Y aquellos hombres venidos de ultramar, conscientes de que jurar la Constitución o besar nuestra bandera equivalía a perder libertades, puesto que como españoles quedaban incursos en el derecho de retención, cifraban siempre su recién adquirida españolidad en varios millones de ptas., que prácticamente todas sus juntas directivas abonaban sin rechistar. El fútbol y las cuentas de la lechera siempre se movieron por el mismo camino. Tarde o temprano, aquellos presidentes contaban con multiplicar el ciento por uno traspasando al Real Madrid, Atlético, Barcelona o Valencia, a sus estrellas nacionalizadas.
Merecía la pena arriesgarse. O eso creían, al menos. Lo cierto es que nunca, como hasta entonces, ser español se convirtió en negocio rentabilísimo para quienes tras colgar las botas apenas si regresaran alguna vez a nuestro suelo, de vacaciones, y generalmente invitados.

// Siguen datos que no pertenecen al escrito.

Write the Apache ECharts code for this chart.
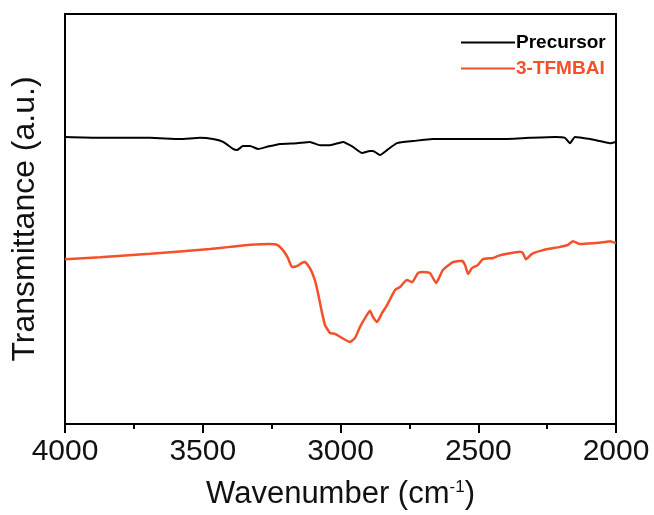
<!DOCTYPE html>
<html>
<head>
<meta charset="utf-8">
<script src="https://cdn.jsdelivr.net/npm/echarts@6/dist/echarts.min.js"></script>
<style>
  html, body { margin: 0; padding: 0; background: #fff; }
  #chart { width: 654px; height: 515px; }
</style>
</head>
<body>
<div id="chart"></div>
<script>
// wavenumber (cm-1) and transmittance (a.u.)
const precursorWn = [4000, 3873, 3691, 3583, 3510, 3463, 3426, 3390, 3376, 3354, 3328, 3299, 3267, 3220, 3158, 3111, 3074, 3038, 2991, 2955, 2922, 2893, 2882, 2857, 2831, 2795, 2737, 2664, 2603, 2421, 2312, 2221, 2185, 2167, 2149, 2094, 2058, 2022, 2000];
const precursorT = [70.0, 69.8, 69.8, 69.5, 69.8, 69.5, 68.8, 67.1, 66.8, 67.8, 67.8, 67.1, 67.6, 68.3, 68.5, 68.8, 68.0, 68.0, 68.8, 67.6, 66.1, 66.6, 66.6, 65.6, 66.8, 68.5, 69.0, 69.5, 69.5, 69.5, 69.8, 70.0, 69.8, 68.5, 70.0, 69.5, 69.0, 68.5, 68.8];

const tfmbaiWn = [4000, 3873, 3691, 3474, 3401, 3328, 3256, 3230, 3209, 3191, 3176, 3158, 3140, 3129, 3111, 3093, 3082, 3067, 3056, 3038, 3020, 2995, 2966, 2947, 2929, 2904, 2893, 2882, 2867, 2849, 2831, 2802, 2784, 2759, 2740, 2719, 2701, 2675, 2653, 2628, 2592, 2559, 2548, 2537, 2523, 2501, 2483, 2446, 2428, 2396, 2348, 2338, 2327, 2305, 2265, 2203, 2174, 2156, 2131, 2083, 2040, 2022, 2000];
const tfmbaiT = [40.2, 40.7, 41.5, 42.7, 43.2, 43.7, 43.9, 43.7, 42.4, 40.5, 38.3, 38.5, 39.3, 39.5, 38.0, 35.1, 32.0, 27.1, 24.1, 22.2, 22.0, 21.0, 20.0, 21.0, 23.7, 26.6, 27.6, 26.1, 24.9, 27.1, 29.0, 32.7, 33.4, 35.1, 34.6, 36.8, 37.1, 36.8, 34.4, 37.6, 39.5, 39.8, 38.8, 36.6, 38.0, 38.8, 40.2, 40.5, 41.0, 41.5, 42.0, 41.7, 40.2, 41.5, 42.4, 43.2, 43.7, 44.6, 43.9, 44.1, 44.4, 44.6, 44.1];

const pair = (xs, ys) => xs.map((x, i) => [x, ys[i]]);

const FONT = "Liberation Sans, Arial, sans-serif";
const RED = "#f4502a";

const chart = echarts.init(document.getElementById("chart"));

const option = {
  backgroundColor: "#fff",
  animation: false,
  grid: {
    left: 65,
    right: 38,
    top: 14,
    bottom: 91,
    show: true,
    borderColor: "#000",
    borderWidth: 2,
  },
  legend: {
    orient: "vertical",
    left: 456,
    top: 28,
    icon: "rect",
    itemWidth: 54,
    itemHeight: 2,
    itemGap: 7,
    textStyle: {
      fontFamily: FONT,
      fontSize: 19,
      fontWeight: "bold",
      padding: [0, 0, 0, -4],
    },
    data: [
      { name: "Precursor", textStyle: { color: "#000" } },
      { name: "3-TFMBAI", textStyle: { color: RED } },
    ],
  },
  xAxis: {
    type: "value",
    inverse: true,
    min: 2000,
    max: 4000,
    interval: 500,
    name: "{a|Wavenumber (cm}{s|-1}{a|)}",
    nameLocation: "middle",
    nameGap: 55,
    nameTextStyle: {
      rich: {
        a: { fontFamily: FONT, fontSize: 31, color: "#111" },
        s: { fontFamily: FONT, fontSize: 17, color: "#111", verticalAlign: "top", padding: [0, 0, 14, 0] },
      },
    },
    axisLine: { lineStyle: { color: "#000", width: 2 } },
    axisTick: { show: true, length: 9, lineStyle: { color: "#000", width: 2 } },
    minorTick: { show: true, splitNumber: 2, length: 5, lineStyle: { color: "#000", width: 2 } },
    axisLabel: {
      fontFamily: FONT,
      fontSize: 30,
      color: "#111",
      margin: 13,
      formatter: (v) => String(v),
    },
    splitLine: { show: false },
  },
  yAxis: {
    type: "value",
    min: 0,
    max: 100,
    name: "Transmittance (a.u.)",
    nameLocation: "middle",
    nameGap: 24,
    nameTextStyle: { fontFamily: FONT, fontSize: 32, color: "#111" },
    axisLine: { show: true, lineStyle: { color: "#000", width: 2 } },
    axisTick: { show: false },
    axisLabel: { show: false },
    splitLine: { show: false },
  },
  series: [
    {
      name: "Precursor",
      type: "line",
      symbol: "none",
      smooth: 0.15,
      color: "#000",
      lineStyle: { color: "#000", width: 2 },
      data: pair(precursorWn, precursorT),
    },
    {
      name: "3-TFMBAI",
      type: "line",
      symbol: "none",
      smooth: 0.15,
      color: RED,
      lineStyle: { color: RED, width: 2.5 },
      data: pair(tfmbaiWn, tfmbaiT),
    },
  ],
};

chart.setOption(option);
</script>
</body>
</html>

Otros, bien es verdad, supieron ser agradecidos, echaron raíces y hasta reposan, prematuramente, en nuestros cementerios.
El derecho de retención, último vestigio esclavista, se convirtió en pretérito después de haber causado mucho, pero que mucho daño a demasiados futbolistas. La sindicación deportiva finalmente pudo degollarlo, no sin una dura lucha cuyos pormenores requieren su natural desglose.